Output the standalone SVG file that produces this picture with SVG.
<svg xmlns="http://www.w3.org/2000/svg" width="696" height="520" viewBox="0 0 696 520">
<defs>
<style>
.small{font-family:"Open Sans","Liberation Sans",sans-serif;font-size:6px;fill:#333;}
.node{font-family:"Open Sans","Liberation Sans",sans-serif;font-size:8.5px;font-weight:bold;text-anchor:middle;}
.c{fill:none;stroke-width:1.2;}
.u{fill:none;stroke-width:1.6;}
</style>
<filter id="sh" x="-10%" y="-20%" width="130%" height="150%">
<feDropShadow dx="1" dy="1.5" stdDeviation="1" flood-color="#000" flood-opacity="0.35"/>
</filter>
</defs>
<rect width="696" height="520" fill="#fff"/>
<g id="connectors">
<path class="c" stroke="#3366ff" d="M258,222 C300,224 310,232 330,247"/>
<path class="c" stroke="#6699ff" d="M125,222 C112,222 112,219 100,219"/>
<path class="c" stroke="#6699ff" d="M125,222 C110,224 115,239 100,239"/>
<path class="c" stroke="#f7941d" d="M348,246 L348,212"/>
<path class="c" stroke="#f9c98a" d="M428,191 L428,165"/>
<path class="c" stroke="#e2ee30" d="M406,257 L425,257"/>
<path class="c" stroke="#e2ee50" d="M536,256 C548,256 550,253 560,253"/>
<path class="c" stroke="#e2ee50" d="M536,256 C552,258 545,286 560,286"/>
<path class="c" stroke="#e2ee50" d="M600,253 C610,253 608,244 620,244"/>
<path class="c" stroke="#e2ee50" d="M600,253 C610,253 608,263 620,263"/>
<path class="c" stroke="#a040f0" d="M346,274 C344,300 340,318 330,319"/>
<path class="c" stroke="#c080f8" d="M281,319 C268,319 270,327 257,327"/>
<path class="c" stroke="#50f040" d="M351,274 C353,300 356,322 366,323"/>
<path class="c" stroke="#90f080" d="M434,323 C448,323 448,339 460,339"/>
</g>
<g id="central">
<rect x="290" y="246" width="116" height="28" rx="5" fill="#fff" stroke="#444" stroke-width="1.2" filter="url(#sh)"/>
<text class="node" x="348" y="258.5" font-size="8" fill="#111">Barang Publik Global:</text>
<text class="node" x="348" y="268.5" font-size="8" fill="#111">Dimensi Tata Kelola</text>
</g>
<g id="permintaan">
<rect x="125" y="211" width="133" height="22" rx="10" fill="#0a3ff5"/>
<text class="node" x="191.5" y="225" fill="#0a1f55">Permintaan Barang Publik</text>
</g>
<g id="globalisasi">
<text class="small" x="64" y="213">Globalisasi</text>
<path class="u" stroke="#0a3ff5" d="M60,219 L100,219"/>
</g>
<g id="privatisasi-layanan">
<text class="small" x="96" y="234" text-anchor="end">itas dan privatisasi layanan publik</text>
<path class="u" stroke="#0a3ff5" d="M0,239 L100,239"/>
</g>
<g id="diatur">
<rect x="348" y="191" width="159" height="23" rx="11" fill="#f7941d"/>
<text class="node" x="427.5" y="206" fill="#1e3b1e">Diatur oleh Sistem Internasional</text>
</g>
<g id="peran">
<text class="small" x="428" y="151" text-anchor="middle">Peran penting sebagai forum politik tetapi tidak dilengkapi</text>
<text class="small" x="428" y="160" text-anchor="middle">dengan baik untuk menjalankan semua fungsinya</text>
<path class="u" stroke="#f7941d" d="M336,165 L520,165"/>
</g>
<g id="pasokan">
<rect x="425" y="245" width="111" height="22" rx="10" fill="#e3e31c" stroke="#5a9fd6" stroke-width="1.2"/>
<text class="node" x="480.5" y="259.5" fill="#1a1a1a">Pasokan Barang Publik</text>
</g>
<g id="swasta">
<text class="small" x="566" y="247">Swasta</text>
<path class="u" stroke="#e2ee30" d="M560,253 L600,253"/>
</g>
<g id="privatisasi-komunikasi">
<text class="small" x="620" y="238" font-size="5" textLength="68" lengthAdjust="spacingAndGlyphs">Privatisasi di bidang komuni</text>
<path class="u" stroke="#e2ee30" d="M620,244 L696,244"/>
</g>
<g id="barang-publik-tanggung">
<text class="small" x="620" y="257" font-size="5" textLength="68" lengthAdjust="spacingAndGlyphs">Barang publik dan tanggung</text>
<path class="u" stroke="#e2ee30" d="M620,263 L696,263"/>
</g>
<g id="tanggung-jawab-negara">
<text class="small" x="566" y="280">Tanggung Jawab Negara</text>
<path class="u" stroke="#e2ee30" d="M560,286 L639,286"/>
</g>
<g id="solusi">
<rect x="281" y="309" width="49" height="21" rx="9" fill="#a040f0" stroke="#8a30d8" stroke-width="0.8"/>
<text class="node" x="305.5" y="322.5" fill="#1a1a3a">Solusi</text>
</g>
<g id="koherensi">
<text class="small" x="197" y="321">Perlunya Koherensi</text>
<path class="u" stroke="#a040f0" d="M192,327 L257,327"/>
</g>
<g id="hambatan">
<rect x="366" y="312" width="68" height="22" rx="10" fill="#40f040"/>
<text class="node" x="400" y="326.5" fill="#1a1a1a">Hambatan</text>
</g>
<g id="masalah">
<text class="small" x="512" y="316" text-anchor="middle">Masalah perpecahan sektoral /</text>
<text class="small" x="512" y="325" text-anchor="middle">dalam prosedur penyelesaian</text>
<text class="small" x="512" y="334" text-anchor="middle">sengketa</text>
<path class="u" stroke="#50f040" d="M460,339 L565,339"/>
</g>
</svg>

----------

- REQUIREMENT -
Reproduce the material exactly, with every line intact.

- THE ANSWER -
Output the standalone SVG file that produces this picture with SVG.
<svg xmlns="http://www.w3.org/2000/svg" width="696" height="520" viewBox="0 0 696 520">
<defs>
<style>
.small{font-family:"Open Sans","Liberation Sans",sans-serif;font-size:6px;fill:#333;}
.node{font-family:"Open Sans","Liberation Sans",sans-serif;font-size:8.5px;font-weight:bold;text-anchor:middle;}
.c{fill:none;stroke-width:1.2;}
.u{fill:none;stroke-width:1.6;}
</style>
<filter id="sh" x="-10%" y="-20%" width="130%" height="150%">
<feDropShadow dx="1" dy="1.5" stdDeviation="1" flood-color="#000" flood-opacity="0.35"/>
</filter>
</defs>
<rect width="696" height="520" fill="#fff"/>
<g id="connectors">
<path class="c" stroke="#3366ff" d="M258,222 C300,224 310,232 330,247"/>
<path class="c" stroke="#6699ff" d="M125,222 C112,222 112,219 100,219"/>
<path class="c" stroke="#6699ff" d="M125,222 C110,224 115,239 100,239"/>
<path class="c" stroke="#f7941d" d="M348,246 L348,212"/>
<path class="c" stroke="#f9c98a" d="M428,191 L428,165"/>
<path class="c" stroke="#e2ee30" d="M406,257 L425,257"/>
<path class="c" stroke="#e2ee50" d="M536,256 C548,256 550,253 560,253"/>
<path class="c" stroke="#e2ee50" d="M536,256 C552,258 545,286 560,286"/>
<path class="c" stroke="#e2ee50" d="M600,253 C610,253 608,244 620,244"/>
<path class="c" stroke="#e2ee50" d="M600,253 C610,253 608,263 620,263"/>
<path class="c" stroke="#a040f0" d="M346,274 C344,300 340,318 330,319"/>
<path class="c" stroke="#c080f8" d="M281,319 C268,319 270,327 257,327"/>
<path class="c" stroke="#50f040" d="M351,274 C353,300 356,322 366,323"/>
<path class="c" stroke="#90f080" d="M434,323 C448,323 448,339 460,339"/>
</g>
<g id="central">
<rect x="290" y="246" width="116" height="28" rx="5" fill="#fff" stroke="#444" stroke-width="1.2" filter="url(#sh)"/>
<text class="node" x="348" y="258.5" font-size="8" fill="#111">Barang Publik Global:</text>
<text class="node" x="348" y="268.5" font-size="8" fill="#111">Dimensi Tata Kelola</text>
</g>
<g id="permintaan">
<rect x="125" y="211" width="133" height="22" rx="10" fill="#0a3ff5"/>
<text class="node" x="191.5" y="225" fill="#0a1f55">Permintaan Barang Publik</text>
</g>
<g id="globalisasi">
<text class="small" x="64" y="213">Globalisasi</text>
<path class="u" stroke="#0a3ff5" d="M60,219 L100,219"/>
</g>
<g id="privatisasi-layanan">
<text class="small" x="96" y="234" text-anchor="end">itas dan privatisasi layanan publik</text>
<path class="u" stroke="#0a3ff5" d="M0,239 L100,239"/>
</g>
<g id="diatur">
<rect x="348" y="191" width="159" height="23" rx="11" fill="#f7941d"/>
<text class="node" x="427.5" y="206" fill="#1e3b1e">Diatur oleh Sistem Internasional</text>
</g>
<g id="peran">
<text class="small" x="428" y="151" text-anchor="middle">Peran penting sebagai forum politik tetapi tidak dilengkapi</text>
<text class="small" x="428" y="160" text-anchor="middle">dengan baik untuk menjalankan semua fungsinya</text>
<path class="u" stroke="#f7941d" d="M336,165 L520,165"/>
</g>
<g id="pasokan">
<rect x="425" y="245" width="111" height="22" rx="10" fill="#e3e31c" stroke="#5a9fd6" stroke-width="1.2"/>
<text class="node" x="480.5" y="259.5" fill="#1a1a1a">Pasokan Barang Publik</text>
</g>
<g id="swasta">
<text class="small" x="566" y="247">Swasta</text>
<path class="u" stroke="#e2ee30" d="M560,253 L600,253"/>
</g>
<g id="privatisasi-komunikasi">
<text class="small" x="620" y="238" font-size="5" textLength="68" lengthAdjust="spacingAndGlyphs">Privatisasi di bidang komuni</text>
<path class="u" stroke="#e2ee30" d="M620,244 L696,244"/>
</g>
<g id="barang-publik-tanggung">
<text class="small" x="620" y="257" font-size="5" textLength="68" lengthAdjust="spacingAndGlyphs">Barang publik dan tanggung</text>
<path class="u" stroke="#e2ee30" d="M620,263 L696,263"/>
</g>
<g id="tanggung-jawab-negara">
<text class="small" x="566" y="280">Tanggung Jawab Negara</text>
<path class="u" stroke="#e2ee30" d="M560,286 L639,286"/>
</g>
<g id="solusi">
<rect x="281" y="309" width="49" height="21" rx="9" fill="#a040f0" stroke="#8a30d8" stroke-width="0.8"/>
<text class="node" x="305.5" y="322.5" fill="#1a1a3a">Solusi</text>
</g>
<g id="koherensi">
<text class="small" x="197" y="321">Perlunya Koherensi</text>
<path class="u" stroke="#a040f0" d="M192,327 L257,327"/>
</g>
<g id="hambatan">
<rect x="366" y="312" width="68" height="22" rx="10" fill="#40f040"/>
<text class="node" x="400" y="326.5" fill="#1a1a1a">Hambatan</text>
</g>
<g id="masalah">
<text class="small" x="512" y="316" text-anchor="middle">Masalah perpecahan sektoral /</text>
<text class="small" x="512" y="325" text-anchor="middle">dalam prosedur penyelesaian</text>
<text class="small" x="512" y="334" text-anchor="middle">sengketa</text>
<path class="u" stroke="#50f040" d="M460,339 L565,339"/>
</g>
</svg>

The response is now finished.